The in-depth assessment by UNESCO of the media landscape in Jordan was based on the UN body’s Media Development Indicators (MDI), conducted as part of the Support to Media in Jordan Project, funded by the European Union.

It was released Tuesday and it called for several measures to be taken in different areas, in order to boost media freedoms in the Kingdom.

The study urged a comprehensive review of laws that limit freedom of expression or press freedom, or encourage secrecy, including the Temporary Law of Protection of State Secrets and Documents. The move is repeatedly highlighted by media watchdogs and presented as a guarantee for more freedoms.

“The Jordanian Access to Information Law needs to be substantially revised so as to bring it into line with international standards and better national practices, and public bodies in Jordan need to take necessary measures to ensure effective enforcement of the law,” read the assessment.

Stressing the importance of the appraisal, Guy Berger, director of the Division of Freedom of Expression and Media Development at UNESCO headquarters in Paris, said Jordan is the 5th Arab state in which the MDI assessment has been made; the other four are Tunisia, Egypt, Libya and Palestine.

Development of media contributes to the development of the overall economy and society, said Berger, adding that the assessment provides significant recommendations on how to move towards enhancing media freedoms in the country.

Minister of State for Media Affairs Mohammad Momani said the government is committed to enhancing media freedoms, allowing them to reach higher levels.

He added that more efforts are needed to increase the professionalism of media. 

“The government supports media freedom as it is one of the main factors for national stability,” said Momani, adding that there is also need for more training of public officials to disseminate information, because lack of information leads to spreading rumours and “causes a headache for the government”.

 

‘Amending legislation key to freedoms’

 

The assessment urged the government to conduct a review of laws that are restrictive of media freedoms, including the Press and Publications Law, the Audiovisual Media Law, the Jordan Press Association Law, the State Security Court Law, the Anti-Terrorism Law and the Contempt of Courts Law.

Limitations on who may practise journalism should be removed, the assessment indicated, including laws that prohibit those who are not members of the Jordan Press Association from working or presenting themselves as journalists.

To ensure more freedoms, military courts should not have the power to handle cases relating publication or expression involving media personnel or civilians, said the assessment.

“Officials and public bodies should stop using soft containment measures to exert control over the media. Private actors should also refrain from seeking to influence media content through illegitimate means,” the report suggested.

 

More recommendations 

 

The assessment urged public bodies not to discriminate between media outlets when providing information about their activities, the assessment indicated. This necessitates putting in place a system to ensure that the allocation of advertising by public agencies to media outlets is done in a transparent manner, on the basis of fair and objective criteria.

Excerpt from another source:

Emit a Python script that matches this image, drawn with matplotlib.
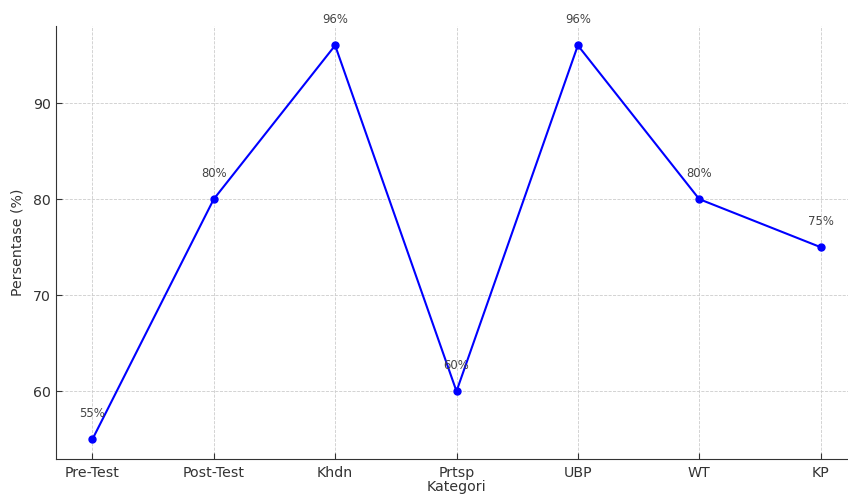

Meanwhile, the report also indicated that there is a need for a clear and appropriate code of conduct for media, in order to make it easy to assess complaints.

The media sector as a whole could make more efforts to ensure that it serves all the people living in Jordan, in terms of both giving voice to their perspectives and of providing them with the information they need, the UNESCO report said.

According to the assessment, organisations providing media training and education should endeavour to coordinate more effectively to ensure that training responds to the real needs of the media sector in Jordan.

 

The report also urged the government to look into ways to improve connectivity prices as part of a broader strategy to promote greater penetration of both smartphones and access to Internet.